>> START Supplied data

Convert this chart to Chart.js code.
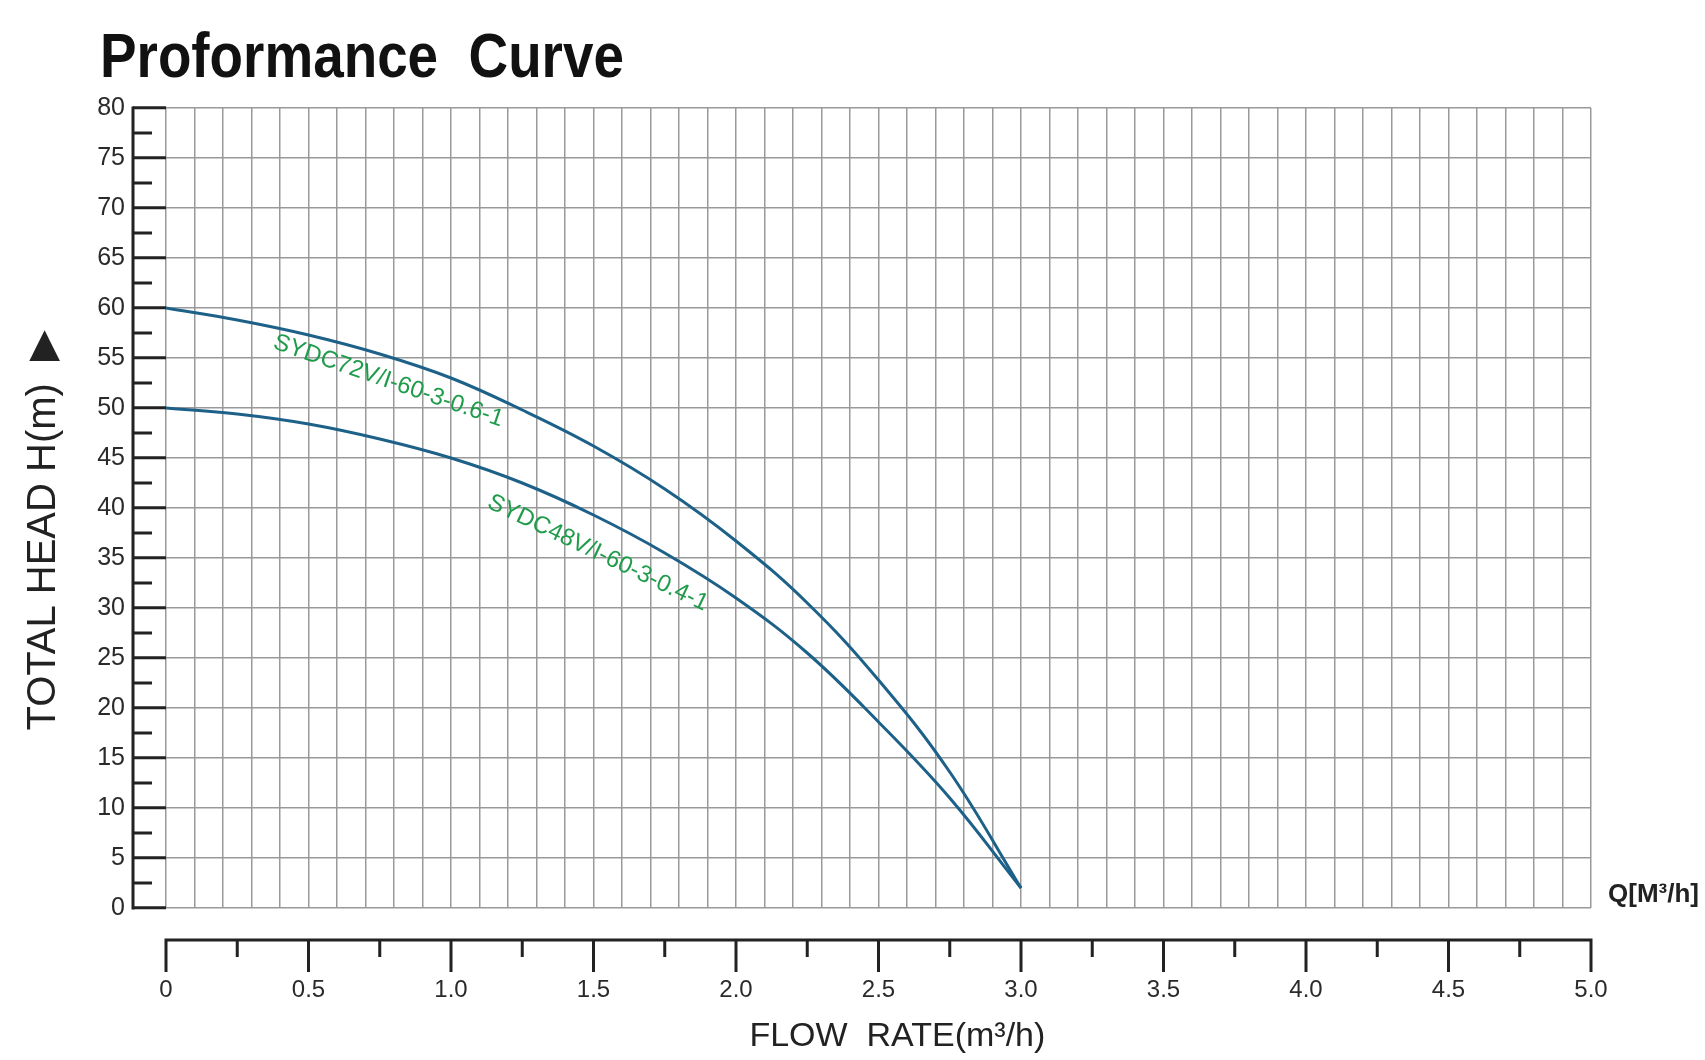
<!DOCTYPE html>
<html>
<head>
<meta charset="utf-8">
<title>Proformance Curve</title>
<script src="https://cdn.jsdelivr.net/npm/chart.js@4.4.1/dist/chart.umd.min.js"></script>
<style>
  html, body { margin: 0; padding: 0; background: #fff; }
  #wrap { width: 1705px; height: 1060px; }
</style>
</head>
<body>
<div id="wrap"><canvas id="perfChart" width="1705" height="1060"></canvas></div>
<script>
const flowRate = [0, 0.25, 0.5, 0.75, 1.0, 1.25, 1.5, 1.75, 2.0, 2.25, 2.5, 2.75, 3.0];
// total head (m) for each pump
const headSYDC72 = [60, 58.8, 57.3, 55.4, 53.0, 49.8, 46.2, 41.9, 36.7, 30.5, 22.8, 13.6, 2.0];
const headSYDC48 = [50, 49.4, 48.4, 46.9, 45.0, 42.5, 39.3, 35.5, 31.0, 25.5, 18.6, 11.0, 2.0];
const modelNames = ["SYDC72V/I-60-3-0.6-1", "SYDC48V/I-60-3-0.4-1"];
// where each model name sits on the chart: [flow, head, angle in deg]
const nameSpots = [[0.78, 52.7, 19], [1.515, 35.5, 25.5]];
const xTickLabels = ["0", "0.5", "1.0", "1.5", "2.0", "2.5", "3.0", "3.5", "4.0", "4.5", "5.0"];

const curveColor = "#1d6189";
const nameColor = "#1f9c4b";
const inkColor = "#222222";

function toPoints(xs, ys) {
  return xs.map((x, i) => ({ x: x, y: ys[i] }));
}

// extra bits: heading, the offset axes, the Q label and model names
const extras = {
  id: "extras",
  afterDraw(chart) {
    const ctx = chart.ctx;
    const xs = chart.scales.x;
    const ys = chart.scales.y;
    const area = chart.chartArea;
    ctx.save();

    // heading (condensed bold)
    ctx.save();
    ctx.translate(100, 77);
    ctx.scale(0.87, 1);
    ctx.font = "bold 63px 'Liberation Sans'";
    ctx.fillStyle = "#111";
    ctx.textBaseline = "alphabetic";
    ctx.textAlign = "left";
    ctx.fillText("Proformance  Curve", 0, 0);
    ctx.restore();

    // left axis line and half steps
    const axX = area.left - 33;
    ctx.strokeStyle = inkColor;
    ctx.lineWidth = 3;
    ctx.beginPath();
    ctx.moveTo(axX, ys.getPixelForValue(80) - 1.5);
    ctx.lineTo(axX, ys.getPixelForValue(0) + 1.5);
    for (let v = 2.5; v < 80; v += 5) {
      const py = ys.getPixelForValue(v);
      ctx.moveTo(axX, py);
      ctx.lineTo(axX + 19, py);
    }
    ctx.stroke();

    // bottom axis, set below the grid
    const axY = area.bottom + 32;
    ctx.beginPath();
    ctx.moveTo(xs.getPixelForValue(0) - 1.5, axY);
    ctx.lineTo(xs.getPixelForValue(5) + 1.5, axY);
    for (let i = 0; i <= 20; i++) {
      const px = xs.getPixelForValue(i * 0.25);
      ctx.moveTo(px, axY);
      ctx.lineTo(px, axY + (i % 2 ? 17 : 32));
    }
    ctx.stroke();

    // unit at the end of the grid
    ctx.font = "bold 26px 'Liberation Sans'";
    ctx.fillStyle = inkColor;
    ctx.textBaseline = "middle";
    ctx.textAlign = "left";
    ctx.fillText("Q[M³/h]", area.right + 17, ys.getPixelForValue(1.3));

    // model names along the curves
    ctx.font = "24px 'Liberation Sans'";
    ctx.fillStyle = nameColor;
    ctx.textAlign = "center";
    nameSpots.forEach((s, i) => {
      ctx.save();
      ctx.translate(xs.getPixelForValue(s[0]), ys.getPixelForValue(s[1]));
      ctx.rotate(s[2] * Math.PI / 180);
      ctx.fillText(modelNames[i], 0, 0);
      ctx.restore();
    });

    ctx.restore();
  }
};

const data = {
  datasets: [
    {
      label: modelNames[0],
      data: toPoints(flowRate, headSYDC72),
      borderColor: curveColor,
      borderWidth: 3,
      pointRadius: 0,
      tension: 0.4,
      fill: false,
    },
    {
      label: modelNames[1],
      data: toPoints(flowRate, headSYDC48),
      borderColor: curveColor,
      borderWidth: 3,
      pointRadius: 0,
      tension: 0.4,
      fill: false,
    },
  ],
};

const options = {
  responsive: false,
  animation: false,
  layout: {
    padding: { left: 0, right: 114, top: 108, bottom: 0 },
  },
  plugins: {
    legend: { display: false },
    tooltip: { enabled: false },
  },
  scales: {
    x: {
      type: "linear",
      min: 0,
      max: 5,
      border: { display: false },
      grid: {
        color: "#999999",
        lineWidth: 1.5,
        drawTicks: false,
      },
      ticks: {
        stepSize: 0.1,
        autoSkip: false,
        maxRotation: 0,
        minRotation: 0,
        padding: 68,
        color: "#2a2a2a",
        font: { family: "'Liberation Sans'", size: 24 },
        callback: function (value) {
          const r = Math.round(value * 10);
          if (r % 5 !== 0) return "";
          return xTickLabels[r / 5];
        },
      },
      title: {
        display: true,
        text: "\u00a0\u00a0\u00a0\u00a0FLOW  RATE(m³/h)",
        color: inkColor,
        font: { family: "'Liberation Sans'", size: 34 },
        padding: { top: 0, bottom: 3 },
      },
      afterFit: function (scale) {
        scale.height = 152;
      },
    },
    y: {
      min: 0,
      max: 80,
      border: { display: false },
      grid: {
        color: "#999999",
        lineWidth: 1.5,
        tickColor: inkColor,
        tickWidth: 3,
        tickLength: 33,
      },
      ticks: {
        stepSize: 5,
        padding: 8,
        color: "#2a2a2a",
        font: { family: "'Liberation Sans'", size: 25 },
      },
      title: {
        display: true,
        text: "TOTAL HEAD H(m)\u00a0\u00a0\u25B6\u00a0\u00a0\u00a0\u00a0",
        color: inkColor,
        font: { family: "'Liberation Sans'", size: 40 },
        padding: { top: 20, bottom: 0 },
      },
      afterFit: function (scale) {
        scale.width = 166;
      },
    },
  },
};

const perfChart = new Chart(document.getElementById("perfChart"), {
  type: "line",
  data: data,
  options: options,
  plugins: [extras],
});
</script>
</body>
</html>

>> END Supplied data

_Task:_
Give an exact reproduction of every line, leaving out any picture.

_Complete response:_
Convert this chart to Chart.js code.
<!DOCTYPE html>
<html>
<head>
<meta charset="utf-8">
<title>Proformance Curve</title>
<script src="https://cdn.jsdelivr.net/npm/chart.js@4.4.1/dist/chart.umd.min.js"></script>
<style>
  html, body { margin: 0; padding: 0; background: #fff; }
  #wrap { width: 1705px; height: 1060px; }
</style>
</head>
<body>
<div id="wrap"><canvas id="perfChart" width="1705" height="1060"></canvas></div>
<script>
const flowRate = [0, 0.25, 0.5, 0.75, 1.0, 1.25, 1.5, 1.75, 2.0, 2.25, 2.5, 2.75, 3.0];
// total head (m) for each pump
const headSYDC72 = [60, 58.8, 57.3, 55.4, 53.0, 49.8, 46.2, 41.9, 36.7, 30.5, 22.8, 13.6, 2.0];
const headSYDC48 = [50, 49.4, 48.4, 46.9, 45.0, 42.5, 39.3, 35.5, 31.0, 25.5, 18.6, 11.0, 2.0];
const modelNames = ["SYDC72V/I-60-3-0.6-1", "SYDC48V/I-60-3-0.4-1"];
// where each model name sits on the chart: [flow, head, angle in deg]
const nameSpots = [[0.78, 52.7, 19], [1.515, 35.5, 25.5]];
const xTickLabels = ["0", "0.5", "1.0", "1.5", "2.0", "2.5", "3.0", "3.5", "4.0", "4.5", "5.0"];

const curveColor = "#1d6189";
const nameColor = "#1f9c4b";
const inkColor = "#222222";

function toPoints(xs, ys) {
  return xs.map((x, i) => ({ x: x, y: ys[i] }));
}

// extra bits: heading, the offset axes, the Q label and model names
const extras = {
  id: "extras",
  afterDraw(chart) {
    const ctx = chart.ctx;
    const xs = chart.scales.x;
    const ys = chart.scales.y;
    const area = chart.chartArea;
    ctx.save();

    // heading (condensed bold)
    ctx.save();
    ctx.translate(100, 77);
    ctx.scale(0.87, 1);
    ctx.font = "bold 63px 'Liberation Sans'";
    ctx.fillStyle = "#111";
    ctx.textBaseline = "alphabetic";
    ctx.textAlign = "left";
    ctx.fillText("Proformance  Curve", 0, 0);
    ctx.restore();

    // left axis line and half steps
    const axX = area.left - 33;
    ctx.strokeStyle = inkColor;
    ctx.lineWidth = 3;
    ctx.beginPath();
    ctx.moveTo(axX, ys.getPixelForValue(80) - 1.5);
    ctx.lineTo(axX, ys.getPixelForValue(0) + 1.5);
    for (let v = 2.5; v < 80; v += 5) {
      const py = ys.getPixelForValue(v);
      ctx.moveTo(axX, py);
      ctx.lineTo(axX + 19, py);
    }
    ctx.stroke();

    // bottom axis, set below the grid
    const axY = area.bottom + 32;
    ctx.beginPath();
    ctx.moveTo(xs.getPixelForValue(0) - 1.5, axY);
    ctx.lineTo(xs.getPixelForValue(5) + 1.5, axY);
    for (let i = 0; i <= 20; i++) {
      const px = xs.getPixelForValue(i * 0.25);
      ctx.moveTo(px, axY);
      ctx.lineTo(px, axY + (i % 2 ? 17 : 32));
    }
    ctx.stroke();

    // unit at the end of the grid
    ctx.font = "bold 26px 'Liberation Sans'";
    ctx.fillStyle = inkColor;
    ctx.textBaseline = "middle";
    ctx.textAlign = "left";
    ctx.fillText("Q[M³/h]", area.right + 17, ys.getPixelForValue(1.3));

    // model names along the curves
    ctx.font = "24px 'Liberation Sans'";
    ctx.fillStyle = nameColor;
    ctx.textAlign = "center";
    nameSpots.forEach((s, i) => {
      ctx.save();
      ctx.translate(xs.getPixelForValue(s[0]), ys.getPixelForValue(s[1]));
      ctx.rotate(s[2] * Math.PI / 180);
      ctx.fillText(modelNames[i], 0, 0);
      ctx.restore();
    });

    ctx.restore();
  }
};

const data = {
  datasets: [
    {
      label: modelNames[0],
      data: toPoints(flowRate, headSYDC72),
      borderColor: curveColor,
      borderWidth: 3,
      pointRadius: 0,
      tension: 0.4,
      fill: false,
    },
    {
      label: modelNames[1],
      data: toPoints(flowRate, headSYDC48),
      borderColor: curveColor,
      borderWidth: 3,
      pointRadius: 0,
      tension: 0.4,
      fill: false,
    },
  ],
};

const options = {
  responsive: false,
  animation: false,
  layout: {
    padding: { left: 0, right: 114, top: 108, bottom: 0 },
  },
  plugins: {
    legend: { display: false },
    tooltip: { enabled: false },
  },
  scales: {
    x: {
      type: "linear",
      min: 0,
      max: 5,
      border: { display: false },
      grid: {
        color: "#999999",
        lineWidth: 1.5,
        drawTicks: false,
      },
      ticks: {
        stepSize: 0.1,
        autoSkip: false,
        maxRotation: 0,
        minRotation: 0,
        padding: 68,
        color: "#2a2a2a",
        font: { family: "'Liberation Sans'", size: 24 },
        callback: function (value) {
          const r = Math.round(value * 10);
          if (r % 5 !== 0) return "";
          return xTickLabels[r / 5];
        },
      },
      title: {
        display: true,
        text: "\u00a0\u00a0\u00a0\u00a0FLOW  RATE(m³/h)",
        color: inkColor,
        font: { family: "'Liberation Sans'", size: 34 },
        padding: { top: 0, bottom: 3 },
      },
      afterFit: function (scale) {
        scale.height = 152;
      },
    },
    y: {
      min: 0,
      max: 80,
      border: { display: false },
      grid: {
        color: "#999999",
        lineWidth: 1.5,
        tickColor: inkColor,
        tickWidth: 3,
        tickLength: 33,
      },
      ticks: {
        stepSize: 5,
        padding: 8,
        color: "#2a2a2a",
        font: { family: "'Liberation Sans'", size: 25 },
      },
      title: {
        display: true,
        text: "TOTAL HEAD H(m)\u00a0\u00a0\u25B6\u00a0\u00a0\u00a0\u00a0",
        color: inkColor,
        font: { family: "'Liberation Sans'", size: 40 },
        padding: { top: 20, bottom: 0 },
      },
      afterFit: function (scale) {
        scale.width = 166;
      },
    },
  },
};

const perfChart = new Chart(document.getElementById("perfChart"), {
  type: "line",
  data: data,
  options: options,
  plugins: [extras],
});
</script>
</body>
</html>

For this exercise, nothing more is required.